Stored data:
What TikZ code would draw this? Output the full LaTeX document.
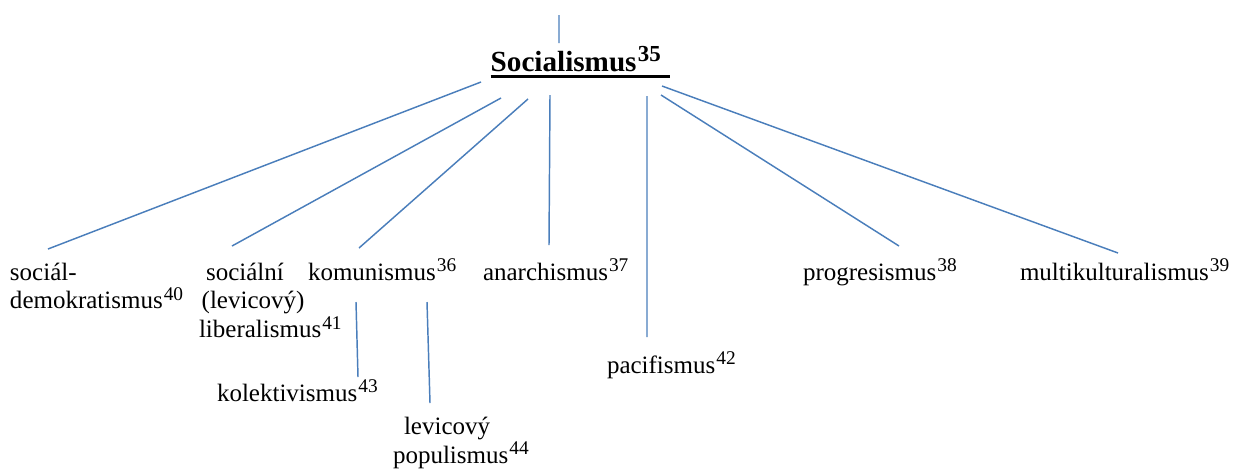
\documentclass[tikz,border=0pt]{standalone}
\usepackage{fontspec}
\setmainfont{Liberation Serif}
\usetikzlibrary{calc}
\newcommand\fnr[1]{\hspace{0.5pt}\raisebox{4pt}{\fontsize{9.3}{9.3}\selectfont #1}}
\newcommand\fnrb[1]{\hspace{0.6pt}\raisebox{5pt}{\fontsize{11}{11}\selectfont\bfseries #1}}
\tikzset{
  lbl/.style={inner sep=0pt, outer sep=0pt, anchor=base west, align=left,
    font=\fontsize{12}{13.8}\selectfont},
  conn/.style={draw=linkblue, line width=0.7pt},
}
\definecolor{linkblue}{HTML}{4A7EBB}
\begin{document}
\begin{tikzpicture}[x=0.48pt, y=-0.48pt]
\useasboundingbox (0,0) rectangle (1240,469);
% root
\node[lbl, font=\fontsize{14}{16}\selectfont\bfseries] (soc) at (490.7,71.7) {Socialismus\fnrb{35}};
\draw[line width=1.6pt] ($(soc.base west)+(0,5)$) -- ($(soc.base east)+(9,5)$);
\coordinate (topend) at (559,15);
\draw[conn] (topend) -- ($(soc.base west)+(68.3,-28.7)$);
% children (multi-line nodes: base = baseline of last line)
\node[lbl] (sd) at (10,308.75) {sociál-\\demokratismus\fnr{40}};
\node[lbl] (sl) at (199,337.5) {\hspace*{3.4pt}sociální\\\hspace*{1.3pt}(levicový)\\liberalismus\fnr{41}};
\node[lbl] (kom) at (308,280) {komunismus\fnr{36}};
\node[lbl] (ana) at (483,280) {anarchismus\fnr{37}};
\node[lbl] (pro) at (803,280) {progresismus\fnr{38}};
\node[lbl] (mul) at (1020,280) {multikulturalismus\fnr{39}};
\node[lbl] (pac) at (607,373) {pacifismus\fnr{42}};
\node[lbl] (kol) at (217,401) {kolektivismus\fnr{43}};
\node[lbl] (pop) at (393,463) {\hspace*{5.3pt}levicový\\populismus\fnr{44}};
% connectors
\draw[conn] ($(soc.base west)+(-9.7,10.3)$) -- ($(sd.base west)+(38,-59.75)$);
\draw[conn] ($(soc.base west)+(10.3,26.3)$) -- ($(sl.base west)+(33,-91.5)$);
\draw[conn] ($(soc.base west)+(37.3,27.3)$) -- ($(kom.base west)+(51,-32)$);
\draw[conn] ($(soc.base west)+(59.3,23.3)$) -- ($(ana.base west)+(66,-35)$);
\draw[conn] ($(soc.base west)+(156.3,24.3)$) -- ($(pac.base west)+(40,-36)$);
\draw[conn] ($(soc.base west)+(170.3,23.3)$) -- ($(pro.base west)+(96,-34)$);
\draw[conn] ($(soc.base west)+(171.3,14.3)$) -- ($(mul.base west)+(98,-27)$);
\draw[conn] ($(kom.base west)+(48,22)$) -- ($(kol.base west)+(141,-24)$);
\draw[conn] ($(kom.base west)+(119,22)$) -- ($(pop.base west)+(37,-60)$);
\end{tikzpicture}
\end{document}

What to produce: Quote the data above in full, leaving out the pictures it holds.

Result:
What TikZ code would draw this? Output the full LaTeX document.
\documentclass[tikz,border=0pt]{standalone}
\usepackage{fontspec}
\setmainfont{Liberation Serif}
\usetikzlibrary{calc}
\newcommand\fnr[1]{\hspace{0.5pt}\raisebox{4pt}{\fontsize{9.3}{9.3}\selectfont #1}}
\newcommand\fnrb[1]{\hspace{0.6pt}\raisebox{5pt}{\fontsize{11}{11}\selectfont\bfseries #1}}
\tikzset{
  lbl/.style={inner sep=0pt, outer sep=0pt, anchor=base west, align=left,
    font=\fontsize{12}{13.8}\selectfont},
  conn/.style={draw=linkblue, line width=0.7pt},
}
\definecolor{linkblue}{HTML}{4A7EBB}
\begin{document}
\begin{tikzpicture}[x=0.48pt, y=-0.48pt]
\useasboundingbox (0,0) rectangle (1240,469);
% root
\node[lbl, font=\fontsize{14}{16}\selectfont\bfseries] (soc) at (490.7,71.7) {Socialismus\fnrb{35}};
\draw[line width=1.6pt] ($(soc.base west)+(0,5)$) -- ($(soc.base east)+(9,5)$);
\coordinate (topend) at (559,15);
\draw[conn] (topend) -- ($(soc.base west)+(68.3,-28.7)$);
% children (multi-line nodes: base = baseline of last line)
\node[lbl] (sd) at (10,308.75) {sociál-\\demokratismus\fnr{40}};
\node[lbl] (sl) at (199,337.5) {\hspace*{3.4pt}sociální\\\hspace*{1.3pt}(levicový)\\liberalismus\fnr{41}};
\node[lbl] (kom) at (308,280) {komunismus\fnr{36}};
\node[lbl] (ana) at (483,280) {anarchismus\fnr{37}};
\node[lbl] (pro) at (803,280) {progresismus\fnr{38}};
\node[lbl] (mul) at (1020,280) {multikulturalismus\fnr{39}};
\node[lbl] (pac) at (607,373) {pacifismus\fnr{42}};
\node[lbl] (kol) at (217,401) {kolektivismus\fnr{43}};
\node[lbl] (pop) at (393,463) {\hspace*{5.3pt}levicový\\populismus\fnr{44}};
% connectors
\draw[conn] ($(soc.base west)+(-9.7,10.3)$) -- ($(sd.base west)+(38,-59.75)$);
\draw[conn] ($(soc.base west)+(10.3,26.3)$) -- ($(sl.base west)+(33,-91.5)$);
\draw[conn] ($(soc.base west)+(37.3,27.3)$) -- ($(kom.base west)+(51,-32)$);
\draw[conn] ($(soc.base west)+(59.3,23.3)$) -- ($(ana.base west)+(66,-35)$);
\draw[conn] ($(soc.base west)+(156.3,24.3)$) -- ($(pac.base west)+(40,-36)$);
\draw[conn] ($(soc.base west)+(170.3,23.3)$) -- ($(pro.base west)+(96,-34)$);
\draw[conn] ($(soc.base west)+(171.3,14.3)$) -- ($(mul.base west)+(98,-27)$);
\draw[conn] ($(kom.base west)+(48,22)$) -- ($(kol.base west)+(141,-24)$);
\draw[conn] ($(kom.base west)+(119,22)$) -- ($(pop.base west)+(37,-60)$);
\end{tikzpicture}
\end{document}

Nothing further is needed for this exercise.